* [INSTRUCTIONS TO FOLLOW] Could the lines from the start of the data through the line with "import pandas as pd" be set down exactly, with no pictures among them?

* * * * * * * * *

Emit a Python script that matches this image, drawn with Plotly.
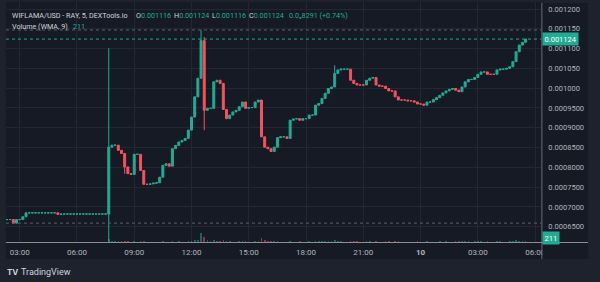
import plotly.graph_objects as go
import pandas as pd

# ---------------- data (10-minute candles) ----------------
start_time = "2024-03-09 02:20"
first_open = 0.000668
closes = [
    0.000668, 0.000668, 0.000659, 0.000668,                                  # 02:20-02:50
    0.000668, 0.000675, 0.000685, 0.000685, 0.000685, 0.000685,              # 03
    0.000685, 0.000685, 0.000685, 0.000685, 0.000685, 0.000685,              # 04
    0.000681, 0.000682, 0.000682, 0.000682, 0.000682, 0.000682,              # 05
    0.000682, 0.000682, 0.000682, 0.000682, 0.000682, 0.000682,              # 06
    0.000682, 0.000682, 0.000682, 0.000682, 0.000851, 0.000856,              # 07
    0.000856, 0.000843, 0.000835, 0.000801, 0.000784, 0.000782,              # 08
    0.000833, 0.000833, 0.000792, 0.000757, 0.000757, 0.000758,              # 09
    0.000760, 0.000761, 0.000775, 0.000805, 0.000809, 0.000803,              # 10
    0.000847, 0.000855, 0.000864, 0.000868, 0.000873, 0.000894,              # 11
    0.000927, 0.000978, 0.001025, 0.001120, 0.000944, 0.000949,              # 12
    0.000949, 0.001016, 0.001020, 0.001012, 0.000946, 0.000923,              # 13
    0.000932, 0.000940, 0.000944, 0.000953, 0.000965, 0.000949,              # 14
    0.000951, 0.000951, 0.000965, 0.000970, 0.000877, 0.000851,              # 15
    0.000847, 0.000840, 0.000851, 0.000875, 0.000877, 0.000877,              # 16
    0.000873, 0.000919, 0.000922, 0.000923, 0.000919, 0.000923,              # 17
    0.000923, 0.000932, 0.000932, 0.000957, 0.000961, 0.000974,              # 18
    0.000987, 0.000999, 0.001003, 0.001037, 0.001046, 0.001048,              # 19
    0.001048, 0.001048, 0.001020, 0.001012, 0.001008, 0.001008,              # 20
    0.001008, 0.001020, 0.001025, 0.001027, 0.001008, 0.001005,              # 21
    0.001005, 0.000999, 0.000993, 0.000993, 0.000978, 0.000970,              # 22
    0.000970, 0.000970, 0.000968, 0.000968, 0.000965, 0.000960,              # 23
    0.000960, 0.000957, 0.000965, 0.000965, 0.000971, 0.000976,              # 00 (day 10)
    0.000982, 0.000988, 0.000993, 0.000997, 0.000999, 0.000995,              # 01
    0.000991, 0.001003, 0.001016, 0.001022, 0.001022, 0.001027,              # 02
    0.001035, 0.001041, 0.001041, 0.001035, 0.001035, 0.001035,              # 03
    0.001046, 0.001048, 0.001048, 0.001050, 0.001054, 0.001067,              # 04
    0.001092, 0.001109, 0.001116, 0.001124,                                  # 05:00-05:30
]
# candles whose wicks stick out beyond their bodies: time -> (high, low)
wicks = {
    "2024-03-09 07:40": (0.001101, 0.000600),
    "2024-03-09 08:30": (0.000835, 0.000784),
    "2024-03-09 12:30": (0.001147, 0.001025),
    "2024-03-09 12:40": (0.001129, 0.000894),
    "2024-03-09 19:30": (0.001058, 0.001003),
}
volumes = [
    20, 15, 30, 20,
    10, 40, 60, 0, 0, 0,
    0, 0, 0, 0, 0, 0,
    30, 10, 0, 0, 0, 0,
    0, 0, 0, 0, 0, 0,
    0, 0, 0, 0, 900, 300,
    250, 350, 200, 400, 300, 150,
    350, 150, 300, 400, 100, 80,
    60, 50, 150, 250, 120, 150,
    300, 150, 200, 100, 150, 250,
    400, 500, 700, 2600, 1500, 500,
    300, 700, 300, 400, 600, 450,
    200, 150, 150, 200, 250, 300,
    100, 150, 200, 250, 1100, 500,
    300, 200, 250, 300, 100, 100,
    150, 400, 150, 100, 200, 100,
    150, 200, 150, 300, 200, 250,
    300, 300, 200, 500, 300, 200,
    100, 100, 400, 250, 200, 100,
    100, 250, 200, 150, 300, 150,
    100, 200, 200, 100, 300, 250,
    100, 100, 150, 100, 150, 200,
    100, 150, 200, 100, 150, 150,
    200, 150, 200, 150, 150, 200,
    250, 300, 300, 250, 100, 200,
    300, 250, 100, 200, 100, 100,
    300, 200, 100, 150, 200, 350,
    500, 400, 300, 211,
]
y_tick_vals = [0.00065, 0.0007, 0.00075, 0.0008, 0.00085, 0.0009, 0.00095,
               0.001, 0.00105, 0.0011, 0.00115, 0.0012]
y_tick_text = ["0.0006500", "0.0007000", "0.0007500", "0.0008000", "0.0008500",
               "0.0009000", "0.0009500", "0.001000", "0.001050", "0.001100",
               "0.001150", "0.001200"]
x_tick_vals = ["2024-03-09 03:00", "2024-03-09 06:00", "2024-03-09 09:00",
               "2024-03-09 12:00", "2024-03-09 15:00", "2024-03-09 18:00",
               "2024-03-09 21:00", "2024-03-10 00:00", "2024-03-10 03:00",
               "2024-03-10 06:00"]
x_tick_text = ["03:00", "06:00", "09:00", "12:00", "15:00", "18:00", "21:00",
               "<b>10</b>", "03:00", "06:00"]
header_symbol = "WIFLAMA/USD - RAY, 5, DEXTools.io"
header_ohlc = [("O", "0.001116"), ("H", "0.001124"), ("L", "0.001116"), ("C", "0.001124")]
header_change = "0.0₅8291 (+0.74%)"
volume_title = "Volume (WMA, 9)"
volume_wma = "211"
last_price = closes[-1]

# ---------------- derived OHLC ----------------
times = list(pd.date_range(start_time, periods=len(closes), freq="10min"))
opens = [first_open] + closes[:-1]
highs, lows = [], []
for t, o, c in zip(times, opens, closes):
    key = t.strftime("%Y-%m-%d %H:%M")
    if key in wicks:
        highs.append(wicks[key][0]); lows.append(wicks[key][1])
    else:
        highs.append(max(o, c)); lows.append(min(o, c))

# direction of each candle; flat candles keep the previous direction
up = []
prev = True
for o, c in zip(opens, closes):
    if c > o:
        prev = True
    elif c < o:
        prev = False
    up.append(prev)

GREEN = "#22ab94"
RED = "#f7525f"
PANEL = "#161a25"
OUTER = "#1e222d"
GRID = "#232734"
TXT = "#b2b5be"
W, H = 600, 282

def px_x(p): return p / W
def px_y(p): return 1 - p / H

vol_colors = ["rgba(34,171,148,0.5)" if u else "rgba(247,82,95,0.5)" for u in up]

fig = go.Figure()
fig.add_trace(go.Bar(x=times, y=volumes, marker_color=vol_colors,
                     marker_line_width=0, yaxis="y2", width=10 * 60 * 1000 * 0.5,
                     hoverinfo="skip", showlegend=False))

for flag, col in [(True, GREEN), (False, RED)]:
    idx = [i for i, u in enumerate(up) if u == flag]
    fig.add_trace(go.Candlestick(
        x=[times[i] for i in idx], open=[opens[i] for i in idx],
        high=[highs[i] for i in idx], low=[lows[i] for i in idx],
        close=[closes[i] for i in idx],
        increasing=dict(line=dict(color=col, width=1), fillcolor=col),
        decreasing=dict(line=dict(color=col, width=1), fillcolor=col),
        whiskerwidth=0, showlegend=False))

x_left = pd.Timestamp("2024-03-09 03:00") - pd.Timedelta(hours=(19.8 - 6) / 19.22)
x_right = pd.Timestamp("2024-03-09 03:00") + pd.Timedelta(hours=(545 - 19.8) / 19.22)

plot_bottom, plot_top = 242, 2
y_lo = 0.0012 - (plot_bottom - 9) / 19.79 * 0.00005
y_hi = 0.0012 + (9 - plot_top) / 19.79 * 0.00005

fig.update_layout(
    width=W, height=H, margin=dict(l=0, r=0, t=0, b=0),
    paper_bgcolor=OUTER, plot_bgcolor=PANEL,
    font=dict(family="Roboto, Inter, sans-serif", size=8, color=TXT),
    showlegend=False, boxgap=0.12, boxmode="overlay", bargap=0,
    xaxis=dict(type="date", domain=[px_x(6), px_x(545)], range=[x_left, x_right],
               tickvals=x_tick_vals, ticktext=x_tick_text, showgrid=True,
               gridcolor=GRID, gridwidth=1, zeroline=False, showline=False,
               ticks="", ticklabelstandoff=4, rangeslider=dict(visible=False),
               tickfont=dict(size=8, color=TXT), fixedrange=True),
    yaxis=dict(domain=[px_y(plot_bottom), px_y(plot_top)], range=[y_lo, y_hi],
               side="right", tickvals=y_tick_vals, ticktext=y_tick_text,
               showgrid=True, gridcolor=GRID, gridwidth=1, zeroline=False,
               showline=False, ticks="", ticklabelstandoff=6,
               tickfont=dict(size=7.5, color=TXT)),
    yaxis2=dict(overlaying="y", range=[0, 240 * 300], visible=False),
)

# panel background (the chart pane) and separators
fig.add_shape(type="rect", xref="paper", yref="paper", x0=px_x(6), x1=px_x(592),
              y0=px_y(259), y1=px_y(3), fillcolor=PANEL, line_width=0, layer="below")
# the price-scale column hides the part of the last time label that runs under it
fig.add_shape(type="rect", xref="paper", yref="paper", x0=px_x(546), x1=px_x(592),
              y0=px_y(259), y1=px_y(243.2), fillcolor=PANEL, line_width=0, layer="above")
fig.add_shape(type="line", xref="paper", yref="paper", x0=px_x(545.5), x1=px_x(545.5),
              y0=px_y(259), y1=px_y(3), line=dict(color="#6a6d78", width=1))
fig.add_shape(type="line", xref="paper", yref="paper", x0=px_x(6), x1=px_x(592),
              y0=px_y(242.5), y1=px_y(242.5), line=dict(color="#8a8d96", width=1))

# high / low / last price dotted lines
for val, col in [(max(highs), "#5d606b"), (min(closes), "#5d606b"), (last_price, GREEN)]:
    fig.add_shape(type="line", xref="paper", yref="y", x0=px_x(6), x1=px_x(545),
                  y0=val, y1=val, line=dict(color=col, width=1, dash="dot"))

# header legend
HDR = "#d1d4dc"
def header(text, x, y, color=HDR):
    fig.add_annotation(xref="paper", yref="paper", x=px_x(x), y=px_y(y), text=text,
                       showarrow=False, xanchor="left", yanchor="middle",
                       font=dict(size=7.2, color=color))

g = lambda s: f'<span style="color:{GREEN}">{s}</span>'
header(header_symbol, 10, 15)
for (k, v), xpos in zip(header_ohlc, [135, 173, 211, 249]):
    header(k + g(v), xpos, 15)
header(header_change, 289, 15, GREEN)
header(volume_title, 10, 26.5)
header(volume_wma, 71, 26.5, GREEN)

# price and volume labels on the right scale
fig.add_annotation(xref="paper", yref="y", x=px_x(546), y=last_price,
                   text=f"{last_price:.6f}", showarrow=False, xanchor="left",
                   yanchor="middle", bgcolor=GREEN, borderpad=1.5,
                   font=dict(size=7.5, color="#ffffff"))
fig.add_annotation(xref="paper", yref="paper", x=px_x(546), y=px_y(237.5),
                   text=volume_wma, showarrow=False, xanchor="left",
                   yanchor="middle", bgcolor=GREEN, borderpad=1.5,
                   font=dict(size=7.5, color="#ffffff"))

# TradingView footer
fig.add_annotation(xref="paper", yref="paper", x=px_x(5), y=px_y(271.5),
                   text="<b>TV</b>", showarrow=False, xanchor="left", yanchor="middle",
                   font=dict(size=8, color=HDR, family="Inter, sans-serif"))
fig.add_annotation(xref="paper", yref="paper", x=px_x(19), y=px_y(271.5),
                   text="TradingView", showarrow=False, xanchor="left", yanchor="middle",
                   font=dict(size=9, color=HDR))

fig.write_html("out.html")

* * * * * * * * *

* [SOLUTION]
Emit a Python script that matches this image, drawn with Plotly.
import plotly.graph_objects as go
import pandas as pd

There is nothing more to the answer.